John (the man) came home last week from five days away talking talking talking about camping and fishing, and getting back into nature. He has been talking this way a lot recently, so I figured it was fairly inevitable that at some point, we would have to actually do the camping and the fishing. But no, he assured me. He’d spoken to his cousin, who was feeling this same itch to get back into country life. I imagine I looked stunned (I certainly felt taken aback ~ he didn’t want to do these things with ME?) Granted, I am a thoroughly suburban girl. I don’t like bugs. I DO like running water… etc, etc, you get the point. I asked, slightly curious as to know his thoughts on the matter, “What am I supposed to do while you are camping and fishing all the time?” (Time out for a minute: Remember the three years we celebrated? Well, we’ve spent those three years doing pretty much everything together. Our ‘honeymoon’ period may have lasted longer than most … I’m not sure, as I’ve never reached three years with anyone before … but the point is, what he does, I do. What I do, he does. This new concept raised red flags everywhere for me).
He looked at me placidly, smiled, and said, “Do you want to go camping and fishing all the time?”
“Well, no, not particularly.” I felt my grumpy face coming on.
“So, get a hobby. Find something to do while I’m fishing and camping.”
What?!?! Did the love of my life, the man I spend all my time with, just imply in a round about way that I have no hobbies? My grumpy face was in full effect.
“Babe,” He started. “You’ve been doing all this cooking recently, and we’ve been talking about taking adventures on the weekends. Why don’t you start a website ~ blog about how you’ve been learning to cook and experimenting with things. Blog about how we’ve been trying to eat healthier and get into better shape ~ you’re a great writer and I think it’s a good idea.”
Grumpy face began to dissipate. I wasn’t going to let him off the hook that easily, so I didn’t respond right away (I believe I harrumphed and headed back into the kitchen to check on dinner). But the seed had been planted. It marinated in my brain over the following long weekend, as we explored a new state park in our area (“It has 27 holes of frisbee golf!” John marvelled), barbecued with friends, and went to the races for a picnic on Memorial Day proper (we won one race with a payout of $4.60, lost more, and John learned that there’s a reason I don’t gamble).
I spent some time trying to figure out how one actually goes about setting up a website. I scribbled ideas on notepads and post-its (I <3 post its).
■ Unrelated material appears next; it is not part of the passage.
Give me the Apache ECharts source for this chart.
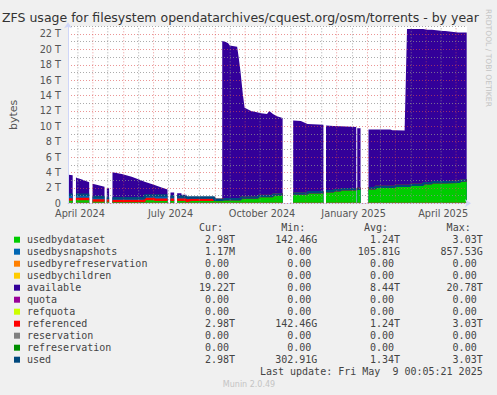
<!DOCTYPE html>
<html><head><meta charset="utf-8">
<script src="https://cdn.jsdelivr.net/npm/echarts@6/dist/echarts.min.js"></script>
<style>html,body{margin:0;padding:0;background:#f0f0f0}#c{width:497px;height:395px}</style>
</head><body><div id="c"></div>
<script>
// x positions: days from the left edge of the 400-day window (1 px per day)
const days = [0.5,4.7,6, 8,14,21.3,23, 24.7,36.7,38, 39,41.3,43,
  44.7,54,64,74,77,77.01,84,87,87.01,94,100,101.5,
  103,106.7,108, 109.7,114,114.01,119,119.01,124,147,147.01,155,
  155.01,158,161,162.5,170,171.5,173.3,174,174.01,175.7,177.5,184,191,191.01,194,200,202.3,206,206.01,210,215.7,221,
  226.3,234,240.7,240.71,256.7,258,
  259.3,267,267.01,274,274.01,289.7,290.2,
  290.7,294,298,
  302,309,309.01,324,326,329,329.01,338.3,
  340.7,344,344.01,357,357.01,361,365.7,365.71,377,379,379.01,392,394,394.01,400.7];
// values in T (terabytes); null = no data
const usedbydataset = [0.49,0.49,null, 0.55,0.55,0.55,null, 0.38,0.38,null, 0.35,0.35,null,
  0.30,0.30,0.30,0.30,0.30,0.56,0.56,0.56,0.45,0.45,0.45,null,
  0.45,0.45,null, 0.45,0.45,0.45,0.45,0.30,0.45,0.45,0.44,0.44,
  0.54,0.54,0.54,0.54,0.54,0.54,0.54,0.54,0.74,0.74,0.74,0.74,0.74,0.95,0.95,0.95,0.95,0.95,1.13,1.13,1.13,null,
  1.26,1.26,1.26,1.43,1.43,null,
  1.56,1.56,1.69,1.69,1.82,1.82,null,
  1.90,1.90,null,
  1.95,1.95,2.16,2.16,2.16,2.16,2.29,2.29,
  2.29,2.29,2.42,2.42,2.60,2.60,2.60,2.72,2.72,2.72,2.80,2.80,2.80,2.94,2.98];
const usedbysnapshots = [0.61,0.61,null, 0.57,0.57,0.57,null, 0.40,0.40,null, 0.35,0.35,null,
  0.35,0.35,0.35,0.35,0.35,0.44,0.44,0.44,0.55,0.55,0.55,null,
  0.43,0.43,null, 0.43,0.43,0.40,0.40,0.44,0.29,0.29,0.01,0.01,
  0,0,0,0,0,0,0,0,0,0,0,0,0,0,0,0,0,0,0,0,0,null,
  0,0,0,0,0,null,
  0,0,0,0,0,0,null,
  0,0,null,
  0,0,0,0,0,0,0,0,
  0,0,0,0,0,0,0,0,0,0,0,0,0,0,0];
const available = [2.60,2.55,null, 2.23,1.98,1.63,null, 1.77,1.37,null, 1.25,1.25,null,
  3.40,3.15,2.80,2.30,2.15,1.80,1.50,1.37,1.37,1.05,0.80,null,
  0.52,0.52,null, 0.42,0.42,0.25,0.25,0.08,0.08,0.08,0,0,
  20.56,20.46,20.26,19.96,19.81,18.46,16.66,15.79,15.56,13.46,11.66,11.26,11.06,10.85,10.75,10.65,11.05,10.65,10.47,10.17,9.97,null,
  9.49,9.44,9.04,8.87,8.77,null,
  8.54,8.49,8.36,8.31,8.18,8.08,null,
  7.85,7.85,null,
  7.65,7.65,7.44,7.44,7.34,7.34,7.21,7.16,
  20.36,20.36,20.23,20.23,20.00,19.95,19.95,19.83,19.68,19.68,19.60,19.40,19.40,19.26,19.22];
const referenced = usedbydataset.slice();
const used = [1.10,1.10,null, 1.12,1.12,1.12,null, 0.78,0.78,null, 0.70,0.70,null,
  0.65,0.65,0.65,0.65,0.65,1.00,1.00,1.00,1.00,1.00,1.00,null,
  0.88,0.88,null, 0.88,0.88,0.85,0.85,0.74,0.74,0.74,0.45,0.45,
  0.54,0.54,0.54,0.54,0.54,0.54,0.54,0.54,0.74,0.74,0.74,0.74,0.74,0.95,0.95,0.95,0.95,0.95,1.13,1.13,1.13,null,
  1.26,1.26,1.26,1.43,1.43,null,
  1.56,1.56,1.69,1.69,1.82,1.82,null,
  1.90,1.90,null,
  1.95,1.95,2.16,2.16,2.16,2.16,2.29,2.29,
  2.29,2.29,2.42,2.42,2.60,2.60,2.60,2.72,2.72,2.72,2.80,2.80,2.80,2.94,2.98];
// spans (in days) where the all-zero series have data
const zeroSegments = [[0.5,4.7],[8,21.3],[24.7,36.7],[39,41.3],[44.7,100],[103,106.7],[109.7,215.7],
  [226.3,256.7],[259.3,289.7],[290.7,294],[302,400.7]];

const xLabelDays = [12,103,195,287,377];
const xLabels = ['April 2024','July 2024','October 2024','January 2025','April 2025'];
const majorGridDays = [25,56,86,117,148,178,209,239,270,301,329,360,390];
const minorGridDays = [10,40,71,101,132,163,193,224,255,286,314,345,375];

const seriesNames = ['usedbydataset','usedbysnapshots','usedbyrefreservation','usedbychildren','available',
  'quota','refquota','referenced','reservation','refreservation','used'];
const seriesColors = ['#00cc00','#0066b3','#ff8000','#ffcc00','#330099','#990099','#ccff00','#ff0000','#808080','#008f00','#00487d'];
const statCur = ['2.98T','1.17M','0.00','0.00','19.22T','0.00','0.00','2.98T','0.00','0.00','2.98T'];
const statMin = ['142.46G','0.00','0.00','0.00','0.00','0.00','0.00','142.46G','0.00','0.00','302.91G'];
const statAvg = ['1.24T','105.81G','0.00','0.00','8.44T','0.00','0.00','1.24T','0.00','0.00','1.34T'];
const statMax = ['3.03T','857.53G','0.00','0.00','20.78T','0.00','0.00','3.03T','0.00','0.00','3.03T'];

const Y_MAX = 23;
// stacked tops (areas are drawn back-to-front, each filled down to the axis)
const stackTop = layers => days.map((d, i) => {
  let s = 0;
  for (const l of layers) { if (l[i] == null) return [d, null]; s += l[i]; }
  return [d, +s.toFixed(4)];
});
const zeroPts = (() => { const a = []; zeroSegments.forEach(s => { a.push([s[0],0],[s[1],0],[s[1]+0.3,null]); }); return a; })();
const vLines = list => { const a = []; list.forEach(d => { a.push([d,0],[d,Y_MAX],[d,null]); }); return a; };

function areaSeries(i, data, z){
  return {name: seriesNames[i], type:'line', data: data, color: seriesColors[i], z: z,
    symbol:'none', lineStyle:{width:0}, areaStyle:{color: seriesColors[i], opacity:1, origin:'start'}, silent:true};
}
function lineSeries(i, data, w, z){
  return {name: seriesNames[i], type:'line', data: data, color: seriesColors[i], z: z,
    symbol:'none', lineStyle:{width:w, color: seriesColors[i]}, silent:true};
}

const series = [
  areaSeries(4, stackTop([usedbydataset, usedbysnapshots, available]), 2),
  areaSeries(1, stackTop([usedbydataset, usedbysnapshots]), 3),
  areaSeries(0, stackTop([usedbydataset]), 4),
  lineSeries(2, zeroPts, 1, 5),
  lineSeries(3, zeroPts, 1, 5),
  lineSeries(5, zeroPts, 1, 5),
  lineSeries(6, zeroPts, 1, 5),
  lineSeries(7, days.map((d, i) => [d, referenced[i]]), 2.5, 6),
  lineSeries(8, zeroPts, 1, 7),
  lineSeries(9, zeroPts, 1.5, 8),
  lineSeries(10, days.map((d, i) => [d, used[i]]), 2.5, 9),
  {name:'major grid', type:'line', data: vLines(majorGridDays), z:20, symbol:'none', silent:true, connectNulls:false,
    lineStyle:{color:'rgba(222,79,79,0.6)', type:[1,2], width:1}},
  {name:'minor grid', type:'line', data: vLines(minorGridDays), z:20, symbol:'none', silent:true, connectNulls:false,
    lineStyle:{color:'rgba(143,143,143,0.75)', type:[1,2], width:1}}
];

const colRight = [235, 317.3, 400, 482.7];
const headers = ['Cur:','Min:','Avg:','Max:'];
const mono = '10px "DejaVu Sans Mono"';
const tstyle = (text, font, fill, align) => ({text, font, fill, align, verticalAlign:'middle', textAlign:align, textVerticalAlign:'middle'});
const graphics = [];
headers.forEach((h, j) => graphics.push({type:'text', x: colRight[j]-12, y:227.7, style: tstyle(h, mono, '#444', 'right')}));
[statCur, statMin, statAvg, statMax].forEach((col, j) => col.forEach((v, i) => {
  const hasUnit = /[A-Za-z]$/.test(v);
  graphics.push({type:'text', x: colRight[j] - (hasUnit ? 0 : 6.02), y: 239.7 + 12*i, style: tstyle(v, mono, '#444', 'right')});
}));
graphics.push({type:'text', x:482.7, y:371.7, style: tstyle('Last update: Fri May  9 00:05:21 2025', mono, '#444', 'right')});
graphics.push({type:'text', x:249, y:384.3, style: tstyle('Munin 2.0.49', '8px "DejaVu Sans"', '#c4c4c4', 'center')});
graphics.push({type:'text', x:488.5, y:58, rotation:-Math.PI/2, style: tstyle('RRDTOOL / TOBI OETIKER', '7.6px "DejaVu Sans"', '#c4c4c4', 'center')});

const chart = echarts.init(document.getElementById('c'), null, {renderer:'svg'});
chart.setOption({
  animation:false,
  backgroundColor:'#f0f0f0',
  title:{text:'ZFS usage for filesystem opendatarchives/cquest.org/osm/torrents - by year', left:2, top:11, padding:0,
    textStyle:{fontFamily:'DejaVu Sans', fontSize:12.5, fontWeight:'normal', color:'#333'}},
  grid:{left:66, right:30, top:26.3, bottom:191.7, show:true, backgroundColor:'#ffffff', borderWidth:0},
  legend:{data:seriesNames, orient:'vertical', left:14, top:233.7, padding:0, itemGap:0, itemWidth:6, itemHeight:6,
    icon:'rect', selectedMode:false, itemStyle:{borderWidth:0},
    textStyle:{fontFamily:'DejaVu Sans Mono', fontSize:10, lineHeight:12, color:'#444', padding:[0,0,0,2]}},
  xAxis:{type:'value', min:0, max:401, z:10,
    axisLine:{show:true, lineStyle:{color:'#cfd6f8', width:1}, symbol:['none','arrow'], symbolSize:[6,6], symbolOffset:[0,4]},
    axisTick:{show:false}, splitLine:{show:false},
    axisLabel:{customValues:xLabelDays, formatter: v => xLabels[xLabelDays.indexOf(v)] || '', margin:5.5, lineHeight:9,
      fontFamily:'DejaVu Sans', fontSize:9.7, color:'#555'}},
  yAxis:{type:'value', min:0, max:Y_MAX, interval:1, z:12,
    name:'bytes', nameLocation:'middle', nameGap:49, nameTextStyle:{fontFamily:'DejaVu Sans', fontSize:11, color:'#555'},
    axisLine:{show:true, lineStyle:{color:'#cfd6f8', width:1}, symbol:['none','arrow'], symbolSize:[6,6], symbolOffset:[0,4]},
    axisTick:{show:false},
    splitLine:{show:true, lineStyle:{color:['rgba(222,79,79,0.6)','rgba(143,143,143,0.75)'], type:[1,2], width:1}},
    axisLabel:{margin:7, lineHeight:9, fontFamily:'DejaVu Sans', fontSize:9.7, color:'#555',
      formatter: v => (v % 2 !== 0) ? '' : (v === 0 ? '0' : v + ' T')}},
  series: series,
  graphic: graphics
});
</script></body></html>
I drafted posts in my head as I plodded through the technical rote of this endeavor. And now, here I am, writing into space, wondering if one day, this post will ever be read. I read (in one of the many guides to starting a blog that I googled over the past few days) that the success of a blog is diligence in writing on it. That you have to see if you have the makings of a blogger before your blog can be successful.
So … here I go. Let’s see what I’m made of! And if, for some reason, you visit this site early on, in its baby phase, let me assure you that I’m working to learn how to edit and add content and upload photos and create a fun place to read, explore and experiment. Keep your fingers crossed! It could start out as a bumpy ride.